### GIVEN DATA
--------------------
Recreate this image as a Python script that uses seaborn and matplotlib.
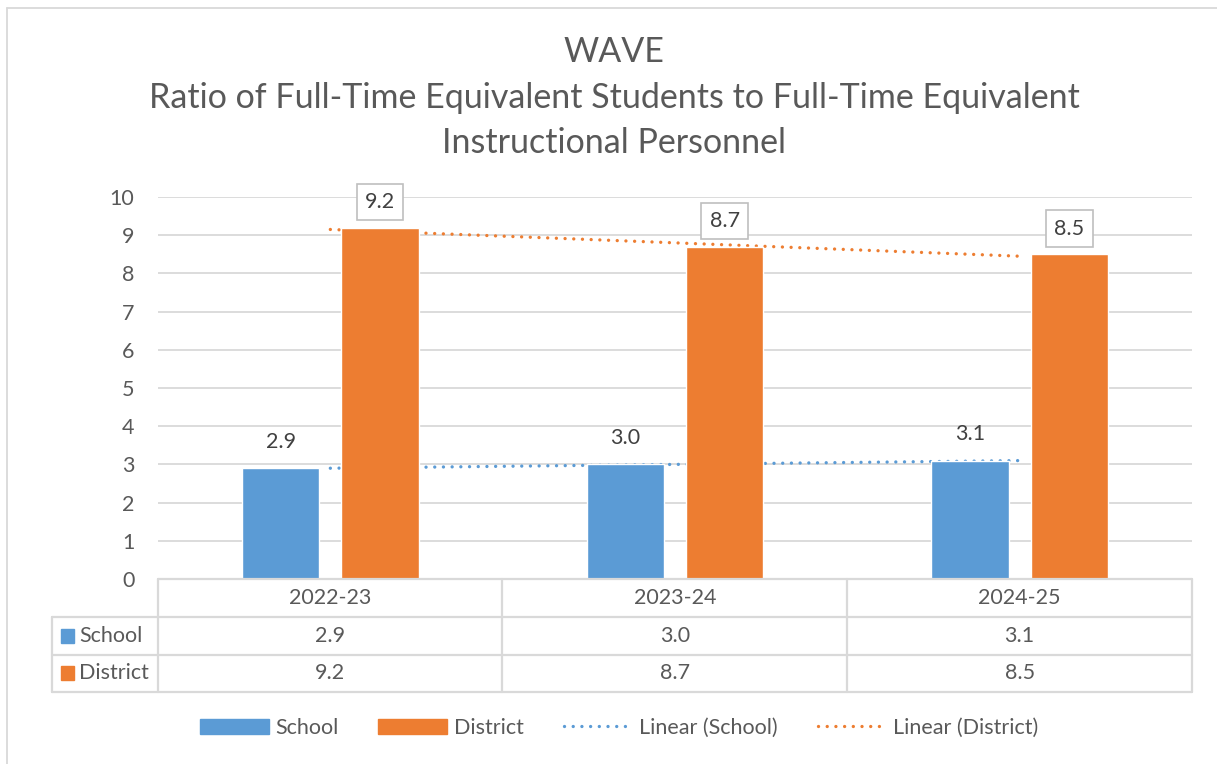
--------------------
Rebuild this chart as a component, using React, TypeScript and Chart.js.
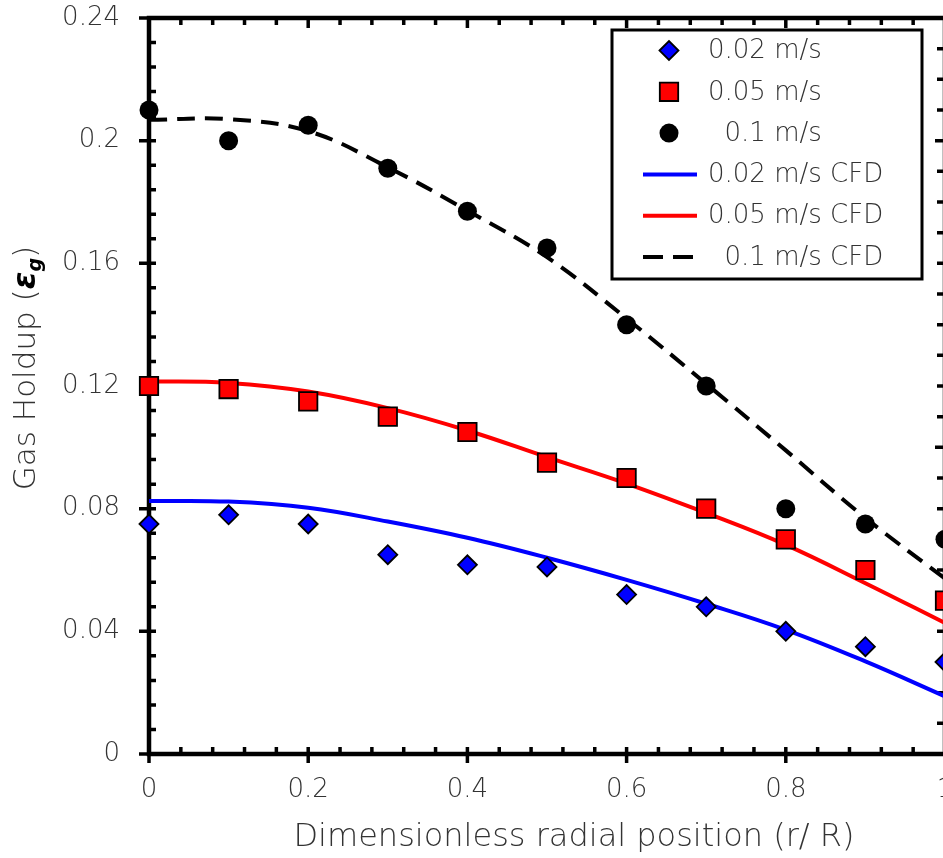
--------------------
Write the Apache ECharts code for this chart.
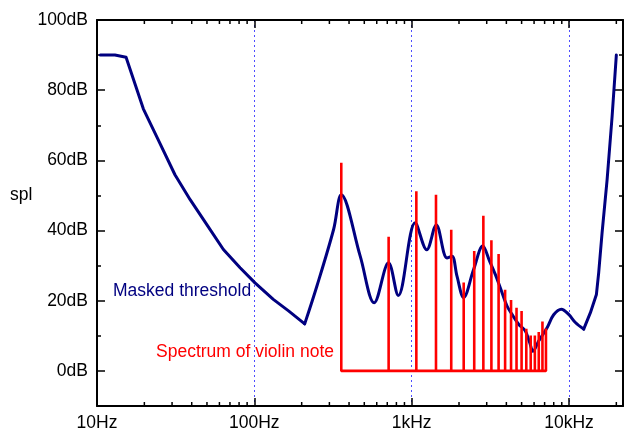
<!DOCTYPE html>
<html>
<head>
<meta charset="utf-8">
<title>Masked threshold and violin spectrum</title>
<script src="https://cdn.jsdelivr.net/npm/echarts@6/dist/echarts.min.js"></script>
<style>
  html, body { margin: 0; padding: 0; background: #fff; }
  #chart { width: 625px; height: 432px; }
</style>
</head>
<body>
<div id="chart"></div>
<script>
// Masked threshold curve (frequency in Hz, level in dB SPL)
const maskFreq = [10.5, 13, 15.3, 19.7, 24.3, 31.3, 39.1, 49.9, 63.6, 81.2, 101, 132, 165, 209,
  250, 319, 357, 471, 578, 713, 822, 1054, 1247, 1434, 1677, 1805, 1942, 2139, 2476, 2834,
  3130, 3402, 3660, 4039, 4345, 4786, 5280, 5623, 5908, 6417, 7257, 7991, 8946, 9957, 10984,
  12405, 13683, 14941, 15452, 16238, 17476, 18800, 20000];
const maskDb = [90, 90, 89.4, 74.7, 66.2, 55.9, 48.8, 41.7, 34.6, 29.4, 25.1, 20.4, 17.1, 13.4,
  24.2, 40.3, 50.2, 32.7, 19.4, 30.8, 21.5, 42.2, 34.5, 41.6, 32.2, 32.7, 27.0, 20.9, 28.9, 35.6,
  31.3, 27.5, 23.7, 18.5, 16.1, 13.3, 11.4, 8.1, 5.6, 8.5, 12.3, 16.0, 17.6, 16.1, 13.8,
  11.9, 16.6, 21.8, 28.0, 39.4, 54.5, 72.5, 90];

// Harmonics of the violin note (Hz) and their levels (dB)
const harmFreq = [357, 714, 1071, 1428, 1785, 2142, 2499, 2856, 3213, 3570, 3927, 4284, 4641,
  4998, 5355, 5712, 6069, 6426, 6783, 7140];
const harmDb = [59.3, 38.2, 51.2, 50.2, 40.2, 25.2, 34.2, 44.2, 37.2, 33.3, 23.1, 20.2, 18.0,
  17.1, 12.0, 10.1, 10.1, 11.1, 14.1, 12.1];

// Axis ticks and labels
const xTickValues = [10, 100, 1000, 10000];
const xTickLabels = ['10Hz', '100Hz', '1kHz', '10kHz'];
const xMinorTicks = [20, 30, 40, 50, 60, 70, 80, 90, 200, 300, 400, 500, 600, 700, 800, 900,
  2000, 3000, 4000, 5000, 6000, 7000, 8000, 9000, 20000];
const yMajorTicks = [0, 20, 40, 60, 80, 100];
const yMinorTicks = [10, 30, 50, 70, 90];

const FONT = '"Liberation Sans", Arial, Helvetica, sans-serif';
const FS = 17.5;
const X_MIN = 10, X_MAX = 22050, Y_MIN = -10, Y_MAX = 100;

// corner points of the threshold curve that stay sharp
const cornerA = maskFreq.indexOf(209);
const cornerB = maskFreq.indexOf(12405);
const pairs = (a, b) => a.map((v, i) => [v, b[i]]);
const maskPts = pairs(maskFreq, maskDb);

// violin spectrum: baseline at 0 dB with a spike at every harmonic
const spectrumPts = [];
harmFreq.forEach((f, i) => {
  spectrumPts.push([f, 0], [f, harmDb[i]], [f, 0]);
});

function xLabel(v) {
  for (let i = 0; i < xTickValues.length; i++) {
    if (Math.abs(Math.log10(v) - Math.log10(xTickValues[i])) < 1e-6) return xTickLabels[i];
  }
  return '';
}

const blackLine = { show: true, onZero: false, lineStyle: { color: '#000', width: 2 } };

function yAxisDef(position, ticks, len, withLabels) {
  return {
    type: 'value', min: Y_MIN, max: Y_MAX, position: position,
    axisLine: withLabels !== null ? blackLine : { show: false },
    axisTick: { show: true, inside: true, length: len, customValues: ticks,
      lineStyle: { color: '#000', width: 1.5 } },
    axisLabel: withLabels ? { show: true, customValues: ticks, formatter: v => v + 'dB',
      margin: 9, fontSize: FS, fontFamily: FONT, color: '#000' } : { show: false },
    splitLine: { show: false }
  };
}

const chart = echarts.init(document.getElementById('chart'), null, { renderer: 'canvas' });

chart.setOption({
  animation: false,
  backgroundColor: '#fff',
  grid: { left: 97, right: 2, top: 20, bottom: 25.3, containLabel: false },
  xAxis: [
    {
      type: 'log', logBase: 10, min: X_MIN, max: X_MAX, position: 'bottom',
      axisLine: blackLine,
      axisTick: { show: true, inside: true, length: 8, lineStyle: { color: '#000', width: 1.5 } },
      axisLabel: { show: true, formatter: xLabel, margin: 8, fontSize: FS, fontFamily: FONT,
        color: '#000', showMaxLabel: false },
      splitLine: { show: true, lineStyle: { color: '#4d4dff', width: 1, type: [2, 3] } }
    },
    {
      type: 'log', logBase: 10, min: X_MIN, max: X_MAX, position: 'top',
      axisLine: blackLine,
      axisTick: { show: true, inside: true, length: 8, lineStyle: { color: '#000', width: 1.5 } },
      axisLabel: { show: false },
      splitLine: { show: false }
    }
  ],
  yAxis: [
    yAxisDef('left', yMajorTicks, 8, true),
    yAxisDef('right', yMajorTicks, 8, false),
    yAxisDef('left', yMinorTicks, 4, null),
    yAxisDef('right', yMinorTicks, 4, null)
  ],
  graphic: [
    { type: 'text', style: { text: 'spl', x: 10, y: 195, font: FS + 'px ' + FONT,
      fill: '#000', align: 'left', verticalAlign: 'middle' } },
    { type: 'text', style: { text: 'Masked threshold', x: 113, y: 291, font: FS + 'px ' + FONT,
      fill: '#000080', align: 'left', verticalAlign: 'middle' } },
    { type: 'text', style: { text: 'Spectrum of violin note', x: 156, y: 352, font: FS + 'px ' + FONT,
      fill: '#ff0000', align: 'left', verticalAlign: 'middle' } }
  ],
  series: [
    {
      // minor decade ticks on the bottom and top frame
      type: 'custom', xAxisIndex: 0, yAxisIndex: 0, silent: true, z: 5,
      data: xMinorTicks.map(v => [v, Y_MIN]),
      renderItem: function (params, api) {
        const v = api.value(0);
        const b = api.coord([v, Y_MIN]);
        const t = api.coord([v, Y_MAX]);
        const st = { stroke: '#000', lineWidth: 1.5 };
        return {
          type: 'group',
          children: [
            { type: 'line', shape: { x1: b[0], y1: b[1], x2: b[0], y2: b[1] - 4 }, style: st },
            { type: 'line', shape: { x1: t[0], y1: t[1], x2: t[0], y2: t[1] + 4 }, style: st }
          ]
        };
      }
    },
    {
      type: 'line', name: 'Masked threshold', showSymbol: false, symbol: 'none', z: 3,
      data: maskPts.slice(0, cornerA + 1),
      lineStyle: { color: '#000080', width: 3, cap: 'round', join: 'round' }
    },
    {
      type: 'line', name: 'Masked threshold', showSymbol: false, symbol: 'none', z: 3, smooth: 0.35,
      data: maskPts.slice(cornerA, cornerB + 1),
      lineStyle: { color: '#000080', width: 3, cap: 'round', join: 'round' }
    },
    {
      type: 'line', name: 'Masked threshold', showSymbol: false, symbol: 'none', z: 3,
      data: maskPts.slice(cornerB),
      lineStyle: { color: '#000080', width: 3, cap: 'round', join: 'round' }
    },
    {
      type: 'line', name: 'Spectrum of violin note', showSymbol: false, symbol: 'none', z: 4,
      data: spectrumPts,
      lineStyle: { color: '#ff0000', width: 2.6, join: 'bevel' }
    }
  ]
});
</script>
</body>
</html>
--------------------
### CHALLENGE
Which lines above contain "this"? Show each of them.

### WRITTEN RESPONSE
Recreate this image as a Python script that uses seaborn and matplotlib.
Rebuild this chart as a component, using React, TypeScript and Chart.js.
Write the Apache ECharts code for this chart.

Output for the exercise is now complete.